Stored data
•••••

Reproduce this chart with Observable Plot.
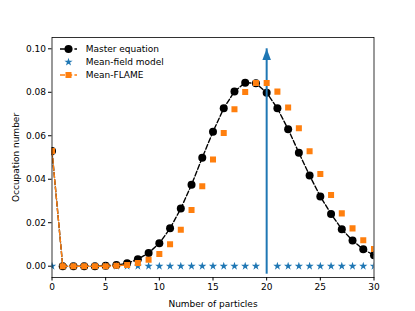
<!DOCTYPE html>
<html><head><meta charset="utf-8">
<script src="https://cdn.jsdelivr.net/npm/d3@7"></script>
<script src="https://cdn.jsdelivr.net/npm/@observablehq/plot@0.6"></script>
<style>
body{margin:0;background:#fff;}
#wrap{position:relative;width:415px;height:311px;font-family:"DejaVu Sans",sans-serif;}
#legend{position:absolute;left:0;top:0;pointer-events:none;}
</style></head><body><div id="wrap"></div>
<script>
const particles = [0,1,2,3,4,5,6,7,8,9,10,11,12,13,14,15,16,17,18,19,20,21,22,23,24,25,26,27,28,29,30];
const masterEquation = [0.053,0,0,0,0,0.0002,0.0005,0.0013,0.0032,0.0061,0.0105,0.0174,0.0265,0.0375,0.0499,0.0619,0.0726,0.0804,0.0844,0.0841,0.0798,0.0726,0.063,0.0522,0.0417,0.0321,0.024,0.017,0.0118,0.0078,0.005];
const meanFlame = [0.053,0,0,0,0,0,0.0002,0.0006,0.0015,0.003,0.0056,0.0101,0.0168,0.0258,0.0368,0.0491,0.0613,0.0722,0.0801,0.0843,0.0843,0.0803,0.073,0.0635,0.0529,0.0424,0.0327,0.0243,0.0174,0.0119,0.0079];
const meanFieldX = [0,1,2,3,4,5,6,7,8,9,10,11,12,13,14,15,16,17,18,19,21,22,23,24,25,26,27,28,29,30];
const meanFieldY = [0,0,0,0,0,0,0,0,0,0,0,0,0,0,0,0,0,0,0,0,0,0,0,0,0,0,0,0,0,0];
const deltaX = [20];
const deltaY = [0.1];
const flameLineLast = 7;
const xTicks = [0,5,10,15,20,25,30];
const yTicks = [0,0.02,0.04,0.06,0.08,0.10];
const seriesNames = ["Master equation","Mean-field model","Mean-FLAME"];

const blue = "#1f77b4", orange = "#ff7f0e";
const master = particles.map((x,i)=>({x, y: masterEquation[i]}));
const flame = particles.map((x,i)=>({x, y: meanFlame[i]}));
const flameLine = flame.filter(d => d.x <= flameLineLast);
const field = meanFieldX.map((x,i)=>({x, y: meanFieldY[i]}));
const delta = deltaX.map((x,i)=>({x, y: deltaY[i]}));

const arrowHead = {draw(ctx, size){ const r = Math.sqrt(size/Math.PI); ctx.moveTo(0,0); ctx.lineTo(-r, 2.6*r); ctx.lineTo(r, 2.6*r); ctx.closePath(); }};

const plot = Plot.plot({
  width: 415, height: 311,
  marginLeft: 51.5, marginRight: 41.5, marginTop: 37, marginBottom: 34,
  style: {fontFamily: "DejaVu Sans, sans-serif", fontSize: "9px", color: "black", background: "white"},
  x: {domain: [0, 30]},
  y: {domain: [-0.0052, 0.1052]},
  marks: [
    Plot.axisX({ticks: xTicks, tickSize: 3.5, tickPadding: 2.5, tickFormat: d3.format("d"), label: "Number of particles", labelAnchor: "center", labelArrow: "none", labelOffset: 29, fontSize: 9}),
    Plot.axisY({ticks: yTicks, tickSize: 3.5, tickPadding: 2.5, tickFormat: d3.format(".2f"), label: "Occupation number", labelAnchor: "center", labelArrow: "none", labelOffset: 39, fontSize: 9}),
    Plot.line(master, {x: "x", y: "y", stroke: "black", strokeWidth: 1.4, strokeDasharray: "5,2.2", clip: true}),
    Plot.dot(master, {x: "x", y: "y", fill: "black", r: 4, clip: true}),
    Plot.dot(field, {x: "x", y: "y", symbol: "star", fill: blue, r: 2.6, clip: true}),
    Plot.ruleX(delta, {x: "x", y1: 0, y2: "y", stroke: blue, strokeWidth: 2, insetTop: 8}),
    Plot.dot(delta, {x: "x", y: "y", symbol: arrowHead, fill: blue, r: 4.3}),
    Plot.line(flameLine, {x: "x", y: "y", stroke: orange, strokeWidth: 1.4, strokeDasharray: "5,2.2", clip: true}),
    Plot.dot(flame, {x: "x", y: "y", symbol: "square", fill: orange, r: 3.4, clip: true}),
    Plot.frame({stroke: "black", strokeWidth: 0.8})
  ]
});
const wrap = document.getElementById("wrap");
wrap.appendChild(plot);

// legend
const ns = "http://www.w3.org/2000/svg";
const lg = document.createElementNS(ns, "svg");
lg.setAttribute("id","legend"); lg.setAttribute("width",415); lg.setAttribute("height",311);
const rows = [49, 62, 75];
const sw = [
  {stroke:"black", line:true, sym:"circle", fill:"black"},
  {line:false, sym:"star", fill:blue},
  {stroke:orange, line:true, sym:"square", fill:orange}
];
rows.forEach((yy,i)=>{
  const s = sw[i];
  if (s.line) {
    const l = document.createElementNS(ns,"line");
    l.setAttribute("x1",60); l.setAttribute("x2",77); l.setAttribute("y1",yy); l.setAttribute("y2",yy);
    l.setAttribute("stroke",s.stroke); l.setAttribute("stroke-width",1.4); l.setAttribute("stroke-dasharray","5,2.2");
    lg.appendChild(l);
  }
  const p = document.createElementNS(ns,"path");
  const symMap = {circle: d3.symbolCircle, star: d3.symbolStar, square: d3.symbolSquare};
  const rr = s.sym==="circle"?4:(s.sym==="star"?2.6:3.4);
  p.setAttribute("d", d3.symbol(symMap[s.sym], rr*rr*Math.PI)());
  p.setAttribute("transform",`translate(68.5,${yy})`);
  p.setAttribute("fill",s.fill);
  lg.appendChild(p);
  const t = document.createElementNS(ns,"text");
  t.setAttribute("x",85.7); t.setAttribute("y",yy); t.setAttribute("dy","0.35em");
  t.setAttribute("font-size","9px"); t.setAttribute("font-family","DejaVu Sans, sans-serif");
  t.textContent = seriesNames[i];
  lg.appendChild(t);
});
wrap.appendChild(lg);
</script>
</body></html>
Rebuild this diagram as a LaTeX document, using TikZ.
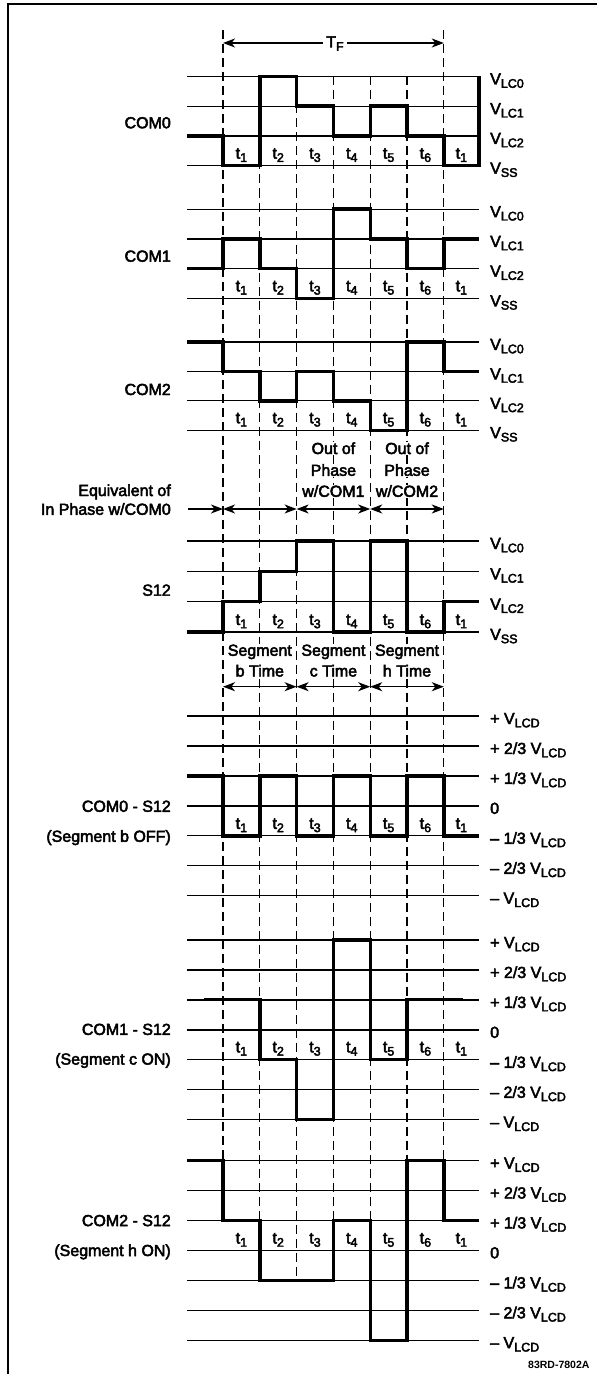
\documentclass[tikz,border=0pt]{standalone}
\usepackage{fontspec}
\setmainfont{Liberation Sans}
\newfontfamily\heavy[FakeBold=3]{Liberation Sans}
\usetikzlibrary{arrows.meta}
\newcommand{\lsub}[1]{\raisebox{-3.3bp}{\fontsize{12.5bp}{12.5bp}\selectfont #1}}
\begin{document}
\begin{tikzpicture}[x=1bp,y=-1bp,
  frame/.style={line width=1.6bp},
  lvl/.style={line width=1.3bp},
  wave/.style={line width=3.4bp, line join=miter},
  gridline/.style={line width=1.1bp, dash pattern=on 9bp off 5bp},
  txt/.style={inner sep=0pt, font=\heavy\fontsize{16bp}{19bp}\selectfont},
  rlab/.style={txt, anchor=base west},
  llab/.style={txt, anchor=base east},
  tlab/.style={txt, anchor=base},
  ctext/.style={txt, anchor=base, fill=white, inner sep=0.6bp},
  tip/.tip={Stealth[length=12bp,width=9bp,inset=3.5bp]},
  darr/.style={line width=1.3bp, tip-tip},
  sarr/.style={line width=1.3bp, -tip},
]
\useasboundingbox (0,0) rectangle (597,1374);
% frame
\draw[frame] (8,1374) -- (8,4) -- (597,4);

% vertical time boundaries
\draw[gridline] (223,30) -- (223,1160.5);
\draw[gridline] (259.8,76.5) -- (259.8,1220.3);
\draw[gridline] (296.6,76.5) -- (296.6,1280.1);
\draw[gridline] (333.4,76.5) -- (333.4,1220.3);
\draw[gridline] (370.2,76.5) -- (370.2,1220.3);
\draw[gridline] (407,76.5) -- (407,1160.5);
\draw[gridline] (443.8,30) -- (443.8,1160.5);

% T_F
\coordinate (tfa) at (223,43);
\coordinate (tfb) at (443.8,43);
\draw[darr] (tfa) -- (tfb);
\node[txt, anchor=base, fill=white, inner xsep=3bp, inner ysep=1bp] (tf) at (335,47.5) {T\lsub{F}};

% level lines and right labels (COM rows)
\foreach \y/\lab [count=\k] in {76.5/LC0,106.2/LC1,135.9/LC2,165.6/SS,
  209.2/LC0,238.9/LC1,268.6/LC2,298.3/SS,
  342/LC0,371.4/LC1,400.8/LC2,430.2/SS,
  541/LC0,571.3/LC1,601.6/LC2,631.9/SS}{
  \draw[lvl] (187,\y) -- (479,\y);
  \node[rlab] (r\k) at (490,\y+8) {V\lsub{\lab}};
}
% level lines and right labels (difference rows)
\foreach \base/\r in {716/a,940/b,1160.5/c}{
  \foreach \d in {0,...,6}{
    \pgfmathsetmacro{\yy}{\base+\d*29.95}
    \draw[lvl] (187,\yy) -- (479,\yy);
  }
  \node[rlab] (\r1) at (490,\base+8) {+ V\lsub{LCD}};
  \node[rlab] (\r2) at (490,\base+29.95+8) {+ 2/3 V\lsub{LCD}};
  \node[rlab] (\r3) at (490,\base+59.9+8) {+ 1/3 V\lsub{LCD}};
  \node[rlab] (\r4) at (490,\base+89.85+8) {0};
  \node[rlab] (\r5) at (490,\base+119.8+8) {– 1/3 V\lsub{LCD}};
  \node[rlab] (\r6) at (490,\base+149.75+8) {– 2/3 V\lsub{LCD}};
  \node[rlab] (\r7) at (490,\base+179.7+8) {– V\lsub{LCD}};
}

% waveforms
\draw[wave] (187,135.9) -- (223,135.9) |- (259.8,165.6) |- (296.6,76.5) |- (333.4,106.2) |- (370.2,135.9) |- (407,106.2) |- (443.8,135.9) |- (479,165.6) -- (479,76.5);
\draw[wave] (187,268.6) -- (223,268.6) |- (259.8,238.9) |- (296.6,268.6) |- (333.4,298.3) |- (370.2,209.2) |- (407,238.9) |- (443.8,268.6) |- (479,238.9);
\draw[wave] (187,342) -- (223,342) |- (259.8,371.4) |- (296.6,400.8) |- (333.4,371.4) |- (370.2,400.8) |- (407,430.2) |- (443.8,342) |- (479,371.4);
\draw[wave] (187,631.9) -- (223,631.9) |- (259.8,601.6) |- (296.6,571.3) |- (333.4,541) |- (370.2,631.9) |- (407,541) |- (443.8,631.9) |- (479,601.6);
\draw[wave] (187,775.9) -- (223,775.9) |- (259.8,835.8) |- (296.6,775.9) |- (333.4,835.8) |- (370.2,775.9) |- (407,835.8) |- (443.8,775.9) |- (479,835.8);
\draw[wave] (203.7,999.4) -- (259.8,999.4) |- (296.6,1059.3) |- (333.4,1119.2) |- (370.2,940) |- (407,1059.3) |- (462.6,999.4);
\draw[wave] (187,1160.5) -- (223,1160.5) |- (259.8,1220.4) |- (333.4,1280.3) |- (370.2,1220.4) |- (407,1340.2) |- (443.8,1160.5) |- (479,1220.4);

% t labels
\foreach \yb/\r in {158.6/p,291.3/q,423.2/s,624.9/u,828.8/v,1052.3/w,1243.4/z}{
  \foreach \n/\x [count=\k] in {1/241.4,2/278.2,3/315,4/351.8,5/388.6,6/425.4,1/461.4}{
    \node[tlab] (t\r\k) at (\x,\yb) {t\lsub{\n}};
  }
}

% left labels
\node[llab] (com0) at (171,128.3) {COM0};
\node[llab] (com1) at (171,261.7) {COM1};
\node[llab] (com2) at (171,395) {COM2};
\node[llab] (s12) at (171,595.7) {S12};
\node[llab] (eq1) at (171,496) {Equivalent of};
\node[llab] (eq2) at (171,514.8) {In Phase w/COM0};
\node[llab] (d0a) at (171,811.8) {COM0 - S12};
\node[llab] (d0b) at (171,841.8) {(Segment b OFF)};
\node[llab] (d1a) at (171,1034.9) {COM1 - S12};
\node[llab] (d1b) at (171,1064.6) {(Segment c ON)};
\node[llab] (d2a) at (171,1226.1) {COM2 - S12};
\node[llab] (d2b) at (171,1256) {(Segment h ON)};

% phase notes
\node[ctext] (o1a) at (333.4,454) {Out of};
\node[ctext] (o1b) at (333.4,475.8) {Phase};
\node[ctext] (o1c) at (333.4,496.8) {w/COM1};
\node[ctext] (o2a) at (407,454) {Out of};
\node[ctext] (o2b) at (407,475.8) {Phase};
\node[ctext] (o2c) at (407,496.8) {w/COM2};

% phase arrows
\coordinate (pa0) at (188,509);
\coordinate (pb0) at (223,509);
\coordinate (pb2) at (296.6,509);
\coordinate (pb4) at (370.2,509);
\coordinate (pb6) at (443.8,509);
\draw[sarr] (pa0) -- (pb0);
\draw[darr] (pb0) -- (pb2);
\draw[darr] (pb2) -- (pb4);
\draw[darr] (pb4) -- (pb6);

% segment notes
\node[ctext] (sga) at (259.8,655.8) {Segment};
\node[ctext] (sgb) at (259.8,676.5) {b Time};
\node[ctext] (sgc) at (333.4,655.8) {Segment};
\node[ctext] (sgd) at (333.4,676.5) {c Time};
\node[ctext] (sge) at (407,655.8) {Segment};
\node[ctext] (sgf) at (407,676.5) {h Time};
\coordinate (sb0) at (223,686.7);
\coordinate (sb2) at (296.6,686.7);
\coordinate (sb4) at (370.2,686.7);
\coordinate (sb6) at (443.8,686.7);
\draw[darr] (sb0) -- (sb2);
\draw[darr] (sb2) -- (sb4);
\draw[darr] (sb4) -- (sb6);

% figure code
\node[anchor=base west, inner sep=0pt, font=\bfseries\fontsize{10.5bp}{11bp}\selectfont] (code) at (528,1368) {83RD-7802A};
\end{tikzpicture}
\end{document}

•••••

:: EXERCISE AIM ::
The records are above. How many lines in them contain the word "this"? Give the number alone.

:: THE RESPONSE ::
2